Foi um dia… há algum tempo, ouvia-a como se eu estivesse só no meio da multidão. Não era a sua presença nem o espectáculo que me impediam de ir embora, era o que ainda me tinha para dar sem ela o saber!
Cantou à sua maneira como sempre o fez, e quando terminou, agradeceu e retirou-se. Foi nesse mesmo instante que gritei do meio daquela gente, e implorei-lhe aquilo que mais queria ouvir.
Sem se aperceber de quem o tinha feito, voltou apenas com a noção de que o tinha que realizar. Pegou na guitarra, e quando soltou o primeiro acorde, fechei os olhos para absorver tudo o que ela me estava a oferecer…

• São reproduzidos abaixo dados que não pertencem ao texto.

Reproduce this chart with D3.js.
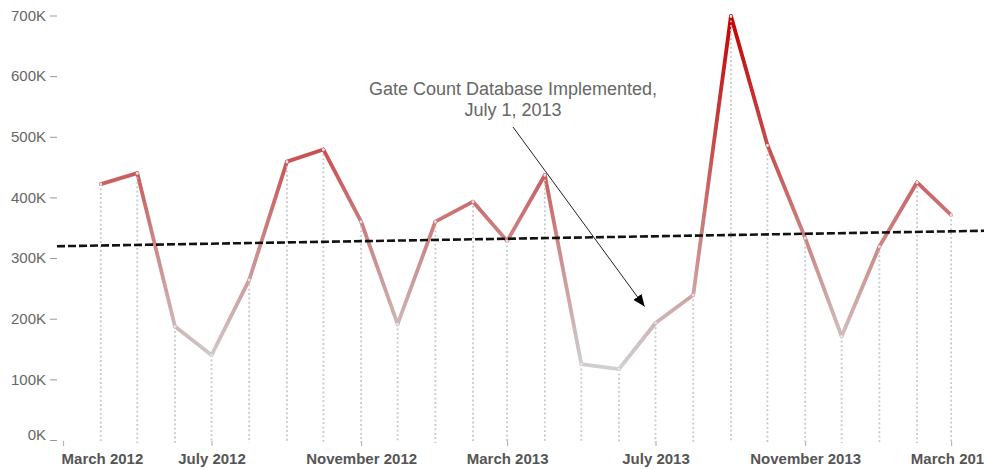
<!DOCTYPE html>
<html>
<head>
<meta charset="utf-8">
<script src="https://cdnjs.cloudflare.com/ajax/libs/d3/7.8.5/d3.min.js"></script>
<style>
  body { margin: 0; background: #fff; }
  svg { display: block; font-family: "Liberation Sans", Arial, sans-serif; }
</style>
</head>
<body>
<div id="chart"></div>
<script>
// monthly gate counts, April 2012 - March 2014
var months = ["2012-04","2012-05","2012-06","2012-07","2012-08","2012-09","2012-10","2012-11","2012-12",
              "2013-01","2013-02","2013-03","2013-04","2013-05","2013-06","2013-07","2013-08","2013-09",
              "2013-10","2013-11","2013-12","2014-01","2014-02","2014-03"];
var counts = [422000, 440000, 187000, 140000, 264000, 459000, 479000, 360000, 191000,
              360000, 393000, 328000, 437000, 125000, 117000, 193000, 239000, 699000,
              486000, 333000, 171000, 319000, 425000, 371000];

// trend line end points (date, value)
var trendDates = ["2012-02-25", "2014-03-28"];
var trendValues = [319500, 345000];

// axis ticks
var xTicks = ["2012-03","2012-07","2012-11","2013-03","2013-07","2013-11","2014-03"];
var yTicks = [0, 100000, 200000, 300000, 400000, 500000, 600000, 700000];

// annotation
var noteLines = ["Gate Count Database Implemented,", "July 1, 2013"];
var noteTarget = {date: "2013-06-22", value: 220000};

var width = 984, height = 470;
var parseMonth = d3.timeParse("%Y-%m");
var parseDay = d3.timeParse("%Y-%m-%d");

var data = months.map(function(m, i){ return {date: parseMonth(m), value: counts[i]}; });

var x = d3.scaleTime()
    .domain([parseDay(trendDates[0]), parseDay(trendDates[1])])
    .range([57, 984]);
var y = d3.scaleLinear()
    .domain([0, 700000])
    .range([440, 15.5]);
var color = d3.scaleLinear()
    .domain([d3.min(counts), d3.max(counts)])
    .range(["#d0d0d0", "#c40000"]);

var svg = d3.select("#chart").append("svg")
    .attr("width", width)
    .attr("height", height);

var defs = svg.append("defs");
defs.append("marker")
    .attr("id", "arrow")
    .attr("viewBox", "0 0 12 10")
    .attr("refX", 12).attr("refY", 5)
    .attr("markerWidth", 12).attr("markerHeight", 10)
    .attr("markerUnits", "userSpaceOnUse")
    .attr("orient", "auto")
  .append("path")
    .attr("d", "M0,0 L12,5 L0,10 Z")
    .attr("fill", "#000");

// y axis
var yAxis = svg.append("g")
    .attr("transform", "translate(57,0)")
    .call(d3.axisLeft(y).tickValues(yTicks).tickSize(7).tickPadding(4)
        .tickFormat(function(d){ return (d / 1000) + "K"; }));
yAxis.select(".domain").remove();
yAxis.selectAll("line").attr("stroke", "#999");
yAxis.selectAll("text").attr("fill", "#666").style("font-size", "15px").style("font-family", "inherit");
yAxis.selectAll(".tick").filter(function(d){ return d === 0; }).select("text").attr("dy", "-0.05em");

// x axis
var xAxis = svg.append("g")
    .attr("transform", "translate(0,441)")
    .call(d3.axisBottom(x).tickValues(xTicks.map(parseMonth)).tickSize(5).tickPadding(7)
        .tickFormat(d3.timeFormat("%B %Y")));
xAxis.select(".domain").remove();
xAxis.selectAll("line").attr("stroke", "#aaa");
xAxis.selectAll("text").attr("fill", "#555").style("font-size", "15px")
    .style("font-weight", "bold").style("font-family", "inherit");
xAxis.select(".tick text").attr("text-anchor", "start").attr("x", -2);

// coloured line, one gradient per segment
var segs = d3.pairs(data);
segs.forEach(function(p, i){
    var g = defs.append("linearGradient")
        .attr("id", "seg" + i)
        .attr("gradientUnits", "userSpaceOnUse")
        .attr("x1", x(p[0].date)).attr("y1", y(p[0].value))
        .attr("x2", x(p[1].date)).attr("y2", y(p[1].value));
    g.append("stop").attr("offset", "0%").attr("stop-color", color(p[0].value));
    g.append("stop").attr("offset", "100%").attr("stop-color", color(p[1].value));
});
svg.append("g").selectAll("line")
    .data(segs)
    .enter()
    .append("line")
    .attr("x1", function(p){ return x(p[0].date); })
    .attr("y1", function(p){ return y(p[0].value); })
    .attr("x2", function(p){ return x(p[1].date); })
    .attr("y2", function(p){ return y(p[1].value); })
    .attr("stroke", function(p, i){ return "url(#seg" + i + ")"; })
    .attr("stroke-width", 3.8)
    .attr("stroke-linecap", "round");

// dotted drop lines
svg.append("g").selectAll("line")
    .data(data)
    .enter()
    .append("line")
    .attr("x1", function(d){ return x(d.date); })
    .attr("x2", function(d){ return x(d.date); })
    .attr("y1", function(d){ return y(d.value); })
    .attr("y2", 443)
    .attr("stroke", "#c6c6c6")
    .attr("stroke-width", 1.8)
    .attr("stroke-dasharray", "1.8,2.6");

svg.append("g").selectAll("circle")
    .data(data)
    .enter()
    .append("circle")
    .attr("cx", function(d){ return x(d.date); })
    .attr("cy", function(d){ return y(d.value); })
    .attr("r", 1.4)
    .attr("fill", "#e4e4e4");

// trend line
svg.append("line")
    .attr("x1", x(parseDay(trendDates[0]))).attr("y1", y(trendValues[0]))
    .attr("x2", x(parseDay(trendDates[1]))).attr("y2", y(trendValues[1]))
    .attr("stroke", "#111")
    .attr("stroke-width", 2.6)
    .attr("stroke-dasharray", "8,3");

// annotation
var note = svg.append("text")
    .attr("x", 513)
    .attr("y", 95)
    .attr("text-anchor", "middle")
    .attr("fill", "#666")
    .style("font-size", "18px");
note.selectAll("tspan")
    .data(noteLines)
    .enter()
    .append("tspan")
    .attr("x", 513)
    .attr("dy", function(d, i){ return i ? 21 : 0; })
    .text(function(d){ return d; });

svg.append("line")
    .attr("x1", 513).attr("y1", 127)
    .attr("x2", x(parseDay(noteTarget.date))).attr("y2", y(noteTarget.value))
    .attr("stroke", "#222")
    .attr("stroke-width", 1)
    .attr("marker-end", "url(#arrow)");
</script>
</body>
</html>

Geme o restolho, triste e solitário
a embalar a noite escura e fria
e a perder-se no olhar da ventania
que canta ao tom do velho campanário.
Geme o restolho, preso de saudade
esquecido, enlouquecido, dominado
escondido entre as sombras do montado
sem forças e sem cor e sem vontade.
Geme o restolho, a transpirar de chuva
nos campos que a ceifeira mutilou
dormindo em velhos sonhos que sonhou
na alma a mágoa enorme, intensa, aguda.
Mas é preciso morrer e nascer de novo
semear no pó e voltar a colher
há que ser trigo, depois ser restolho
há que penar para aprender a viver.
e a vida não é existir sem mais nada
a vida não é dia sim, dia não
é feita em cada entrega alucinada
prá receber daquilo que aumenta o coração.
Geme o restolho, a transpirar de chuva
nos campos que a ceifeira mutilou
dormindo em velhos sonhos que sonhou
na alma a mágoa enorme, intensa, aguda.
Mas é preciso morrer e nascer de novo
semear no pó e voltar a colher
há que ser trigo, depois ser restolho
é preciso penar para aprender a viver.
e a vida não é existir sem mais nada
a vida não é dia sim, dia não
é feita em cada entrega alucinada
prá receber daquilo que aumenta o coração.